- **Given information**:
◆ ◆ ◆

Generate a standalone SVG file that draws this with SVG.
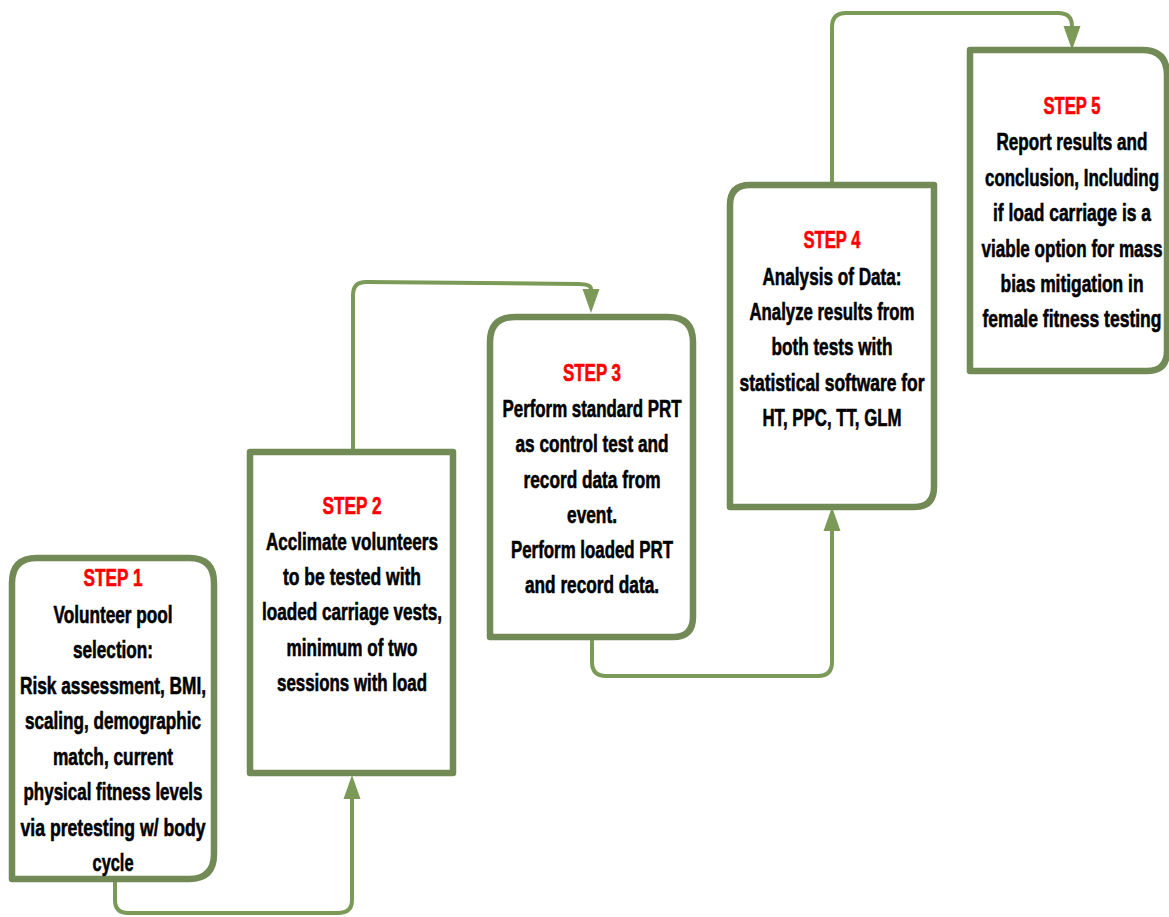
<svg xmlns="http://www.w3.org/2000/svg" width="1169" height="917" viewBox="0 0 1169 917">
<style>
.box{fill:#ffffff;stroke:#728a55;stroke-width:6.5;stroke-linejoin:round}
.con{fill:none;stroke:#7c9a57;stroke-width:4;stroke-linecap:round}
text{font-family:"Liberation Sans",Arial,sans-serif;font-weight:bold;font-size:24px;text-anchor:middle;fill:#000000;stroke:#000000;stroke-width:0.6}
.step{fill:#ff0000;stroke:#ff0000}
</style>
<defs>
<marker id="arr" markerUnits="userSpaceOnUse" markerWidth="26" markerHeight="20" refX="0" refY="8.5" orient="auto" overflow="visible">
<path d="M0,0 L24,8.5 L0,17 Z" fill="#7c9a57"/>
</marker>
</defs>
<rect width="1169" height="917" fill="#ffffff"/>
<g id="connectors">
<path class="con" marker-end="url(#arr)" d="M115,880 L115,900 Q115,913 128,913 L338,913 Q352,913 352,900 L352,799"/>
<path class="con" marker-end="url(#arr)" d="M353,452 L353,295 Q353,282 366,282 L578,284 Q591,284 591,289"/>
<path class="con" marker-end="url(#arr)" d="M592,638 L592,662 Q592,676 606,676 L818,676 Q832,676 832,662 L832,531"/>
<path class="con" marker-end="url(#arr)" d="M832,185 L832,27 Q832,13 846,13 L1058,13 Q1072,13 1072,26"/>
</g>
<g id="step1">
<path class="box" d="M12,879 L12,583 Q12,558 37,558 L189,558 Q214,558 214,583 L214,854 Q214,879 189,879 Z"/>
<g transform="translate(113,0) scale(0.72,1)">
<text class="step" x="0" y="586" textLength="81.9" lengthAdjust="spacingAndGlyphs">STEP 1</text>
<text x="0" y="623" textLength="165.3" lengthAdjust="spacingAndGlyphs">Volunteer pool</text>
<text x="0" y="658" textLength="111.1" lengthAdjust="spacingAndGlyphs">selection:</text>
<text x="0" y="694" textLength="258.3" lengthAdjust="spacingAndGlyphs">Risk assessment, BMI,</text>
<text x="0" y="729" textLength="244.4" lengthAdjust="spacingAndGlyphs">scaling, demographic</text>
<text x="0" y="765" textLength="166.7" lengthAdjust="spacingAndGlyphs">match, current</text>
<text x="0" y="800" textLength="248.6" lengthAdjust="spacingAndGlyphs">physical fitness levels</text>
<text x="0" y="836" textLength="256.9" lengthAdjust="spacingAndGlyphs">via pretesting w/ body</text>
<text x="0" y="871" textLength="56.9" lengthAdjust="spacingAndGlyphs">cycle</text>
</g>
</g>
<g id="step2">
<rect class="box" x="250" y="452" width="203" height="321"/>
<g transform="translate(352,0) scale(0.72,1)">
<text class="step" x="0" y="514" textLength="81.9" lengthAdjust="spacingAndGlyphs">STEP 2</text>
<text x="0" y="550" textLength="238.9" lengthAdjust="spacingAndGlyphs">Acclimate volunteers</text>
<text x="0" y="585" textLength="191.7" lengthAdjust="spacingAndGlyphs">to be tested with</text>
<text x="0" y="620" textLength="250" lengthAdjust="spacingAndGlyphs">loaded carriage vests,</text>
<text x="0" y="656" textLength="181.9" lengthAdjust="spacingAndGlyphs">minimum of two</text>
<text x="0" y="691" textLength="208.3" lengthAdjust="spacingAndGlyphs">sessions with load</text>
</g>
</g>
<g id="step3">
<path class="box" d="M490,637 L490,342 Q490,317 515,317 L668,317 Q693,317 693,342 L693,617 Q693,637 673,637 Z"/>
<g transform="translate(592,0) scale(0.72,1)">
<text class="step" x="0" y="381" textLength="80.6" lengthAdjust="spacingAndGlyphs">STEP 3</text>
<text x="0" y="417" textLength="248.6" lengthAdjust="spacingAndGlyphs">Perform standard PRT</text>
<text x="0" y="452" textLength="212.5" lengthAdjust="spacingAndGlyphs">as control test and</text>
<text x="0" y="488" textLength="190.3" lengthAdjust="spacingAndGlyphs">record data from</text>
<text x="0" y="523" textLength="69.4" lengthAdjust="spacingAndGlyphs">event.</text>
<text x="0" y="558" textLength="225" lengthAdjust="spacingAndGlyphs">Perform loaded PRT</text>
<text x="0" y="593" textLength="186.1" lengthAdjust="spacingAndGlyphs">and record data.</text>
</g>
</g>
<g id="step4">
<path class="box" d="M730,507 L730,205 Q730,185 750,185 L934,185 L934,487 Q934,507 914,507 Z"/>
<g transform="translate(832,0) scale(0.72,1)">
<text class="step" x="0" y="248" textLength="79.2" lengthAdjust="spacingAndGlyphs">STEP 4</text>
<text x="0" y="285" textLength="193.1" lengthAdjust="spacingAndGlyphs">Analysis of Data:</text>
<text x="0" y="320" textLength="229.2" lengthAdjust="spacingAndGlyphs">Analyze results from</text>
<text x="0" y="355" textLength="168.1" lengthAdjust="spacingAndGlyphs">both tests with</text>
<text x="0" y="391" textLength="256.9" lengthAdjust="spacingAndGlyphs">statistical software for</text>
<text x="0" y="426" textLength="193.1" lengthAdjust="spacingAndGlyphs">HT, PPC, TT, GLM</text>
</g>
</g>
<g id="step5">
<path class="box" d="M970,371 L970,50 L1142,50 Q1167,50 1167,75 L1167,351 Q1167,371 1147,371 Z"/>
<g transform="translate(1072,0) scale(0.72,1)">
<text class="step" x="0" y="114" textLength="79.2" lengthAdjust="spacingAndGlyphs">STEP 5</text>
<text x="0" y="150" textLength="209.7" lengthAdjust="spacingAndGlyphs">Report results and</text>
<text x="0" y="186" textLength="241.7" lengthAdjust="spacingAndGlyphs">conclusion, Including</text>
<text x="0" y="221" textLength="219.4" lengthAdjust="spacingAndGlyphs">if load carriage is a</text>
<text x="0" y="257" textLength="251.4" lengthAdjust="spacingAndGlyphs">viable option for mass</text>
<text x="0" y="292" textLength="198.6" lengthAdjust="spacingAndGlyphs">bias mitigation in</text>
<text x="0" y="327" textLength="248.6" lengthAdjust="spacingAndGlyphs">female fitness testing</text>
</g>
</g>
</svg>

◆ ◆ ◆

- **The problem**: Transcribe the whole listing exactly. Pictures are excluded.

- **Output of the task**:
Generate a standalone SVG file that draws this with SVG.
<svg xmlns="http://www.w3.org/2000/svg" width="1169" height="917" viewBox="0 0 1169 917">
<style>
.box{fill:#ffffff;stroke:#728a55;stroke-width:6.5;stroke-linejoin:round}
.con{fill:none;stroke:#7c9a57;stroke-width:4;stroke-linecap:round}
text{font-family:"Liberation Sans",Arial,sans-serif;font-weight:bold;font-size:24px;text-anchor:middle;fill:#000000;stroke:#000000;stroke-width:0.6}
.step{fill:#ff0000;stroke:#ff0000}
</style>
<defs>
<marker id="arr" markerUnits="userSpaceOnUse" markerWidth="26" markerHeight="20" refX="0" refY="8.5" orient="auto" overflow="visible">
<path d="M0,0 L24,8.5 L0,17 Z" fill="#7c9a57"/>
</marker>
</defs>
<rect width="1169" height="917" fill="#ffffff"/>
<g id="connectors">
<path class="con" marker-end="url(#arr)" d="M115,880 L115,900 Q115,913 128,913 L338,913 Q352,913 352,900 L352,799"/>
<path class="con" marker-end="url(#arr)" d="M353,452 L353,295 Q353,282 366,282 L578,284 Q591,284 591,289"/>
<path class="con" marker-end="url(#arr)" d="M592,638 L592,662 Q592,676 606,676 L818,676 Q832,676 832,662 L832,531"/>
<path class="con" marker-end="url(#arr)" d="M832,185 L832,27 Q832,13 846,13 L1058,13 Q1072,13 1072,26"/>
</g>
<g id="step1">
<path class="box" d="M12,879 L12,583 Q12,558 37,558 L189,558 Q214,558 214,583 L214,854 Q214,879 189,879 Z"/>
<g transform="translate(113,0) scale(0.72,1)">
<text class="step" x="0" y="586" textLength="81.9" lengthAdjust="spacingAndGlyphs">STEP 1</text>
<text x="0" y="623" textLength="165.3" lengthAdjust="spacingAndGlyphs">Volunteer pool</text>
<text x="0" y="658" textLength="111.1" lengthAdjust="spacingAndGlyphs">selection:</text>
<text x="0" y="694" textLength="258.3" lengthAdjust="spacingAndGlyphs">Risk assessment, BMI,</text>
<text x="0" y="729" textLength="244.4" lengthAdjust="spacingAndGlyphs">scaling, demographic</text>
<text x="0" y="765" textLength="166.7" lengthAdjust="spacingAndGlyphs">match, current</text>
<text x="0" y="800" textLength="248.6" lengthAdjust="spacingAndGlyphs">physical fitness levels</text>
<text x="0" y="836" textLength="256.9" lengthAdjust="spacingAndGlyphs">via pretesting w/ body</text>
<text x="0" y="871" textLength="56.9" lengthAdjust="spacingAndGlyphs">cycle</text>
</g>
</g>
<g id="step2">
<rect class="box" x="250" y="452" width="203" height="321"/>
<g transform="translate(352,0) scale(0.72,1)">
<text class="step" x="0" y="514" textLength="81.9" lengthAdjust="spacingAndGlyphs">STEP 2</text>
<text x="0" y="550" textLength="238.9" lengthAdjust="spacingAndGlyphs">Acclimate volunteers</text>
<text x="0" y="585" textLength="191.7" lengthAdjust="spacingAndGlyphs">to be tested with</text>
<text x="0" y="620" textLength="250" lengthAdjust="spacingAndGlyphs">loaded carriage vests,</text>
<text x="0" y="656" textLength="181.9" lengthAdjust="spacingAndGlyphs">minimum of two</text>
<text x="0" y="691" textLength="208.3" lengthAdjust="spacingAndGlyphs">sessions with load</text>
</g>
</g>
<g id="step3">
<path class="box" d="M490,637 L490,342 Q490,317 515,317 L668,317 Q693,317 693,342 L693,617 Q693,637 673,637 Z"/>
<g transform="translate(592,0) scale(0.72,1)">
<text class="step" x="0" y="381" textLength="80.6" lengthAdjust="spacingAndGlyphs">STEP 3</text>
<text x="0" y="417" textLength="248.6" lengthAdjust="spacingAndGlyphs">Perform standard PRT</text>
<text x="0" y="452" textLength="212.5" lengthAdjust="spacingAndGlyphs">as control test and</text>
<text x="0" y="488" textLength="190.3" lengthAdjust="spacingAndGlyphs">record data from</text>
<text x="0" y="523" textLength="69.4" lengthAdjust="spacingAndGlyphs">event.</text>
<text x="0" y="558" textLength="225" lengthAdjust="spacingAndGlyphs">Perform loaded PRT</text>
<text x="0" y="593" textLength="186.1" lengthAdjust="spacingAndGlyphs">and record data.</text>
</g>
</g>
<g id="step4">
<path class="box" d="M730,507 L730,205 Q730,185 750,185 L934,185 L934,487 Q934,507 914,507 Z"/>
<g transform="translate(832,0) scale(0.72,1)">
<text class="step" x="0" y="248" textLength="79.2" lengthAdjust="spacingAndGlyphs">STEP 4</text>
<text x="0" y="285" textLength="193.1" lengthAdjust="spacingAndGlyphs">Analysis of Data:</text>
<text x="0" y="320" textLength="229.2" lengthAdjust="spacingAndGlyphs">Analyze results from</text>
<text x="0" y="355" textLength="168.1" lengthAdjust="spacingAndGlyphs">both tests with</text>
<text x="0" y="391" textLength="256.9" lengthAdjust="spacingAndGlyphs">statistical software for</text>
<text x="0" y="426" textLength="193.1" lengthAdjust="spacingAndGlyphs">HT, PPC, TT, GLM</text>
</g>
</g>
<g id="step5">
<path class="box" d="M970,371 L970,50 L1142,50 Q1167,50 1167,75 L1167,351 Q1167,371 1147,371 Z"/>
<g transform="translate(1072,0) scale(0.72,1)">
<text class="step" x="0" y="114" textLength="79.2" lengthAdjust="spacingAndGlyphs">STEP 5</text>
<text x="0" y="150" textLength="209.7" lengthAdjust="spacingAndGlyphs">Report results and</text>
<text x="0" y="186" textLength="241.7" lengthAdjust="spacingAndGlyphs">conclusion, Including</text>
<text x="0" y="221" textLength="219.4" lengthAdjust="spacingAndGlyphs">if load carriage is a</text>
<text x="0" y="257" textLength="251.4" lengthAdjust="spacingAndGlyphs">viable option for mass</text>
<text x="0" y="292" textLength="198.6" lengthAdjust="spacingAndGlyphs">bias mitigation in</text>
<text x="0" y="327" textLength="248.6" lengthAdjust="spacingAndGlyphs">female fitness testing</text>
</g>
</g>
</svg>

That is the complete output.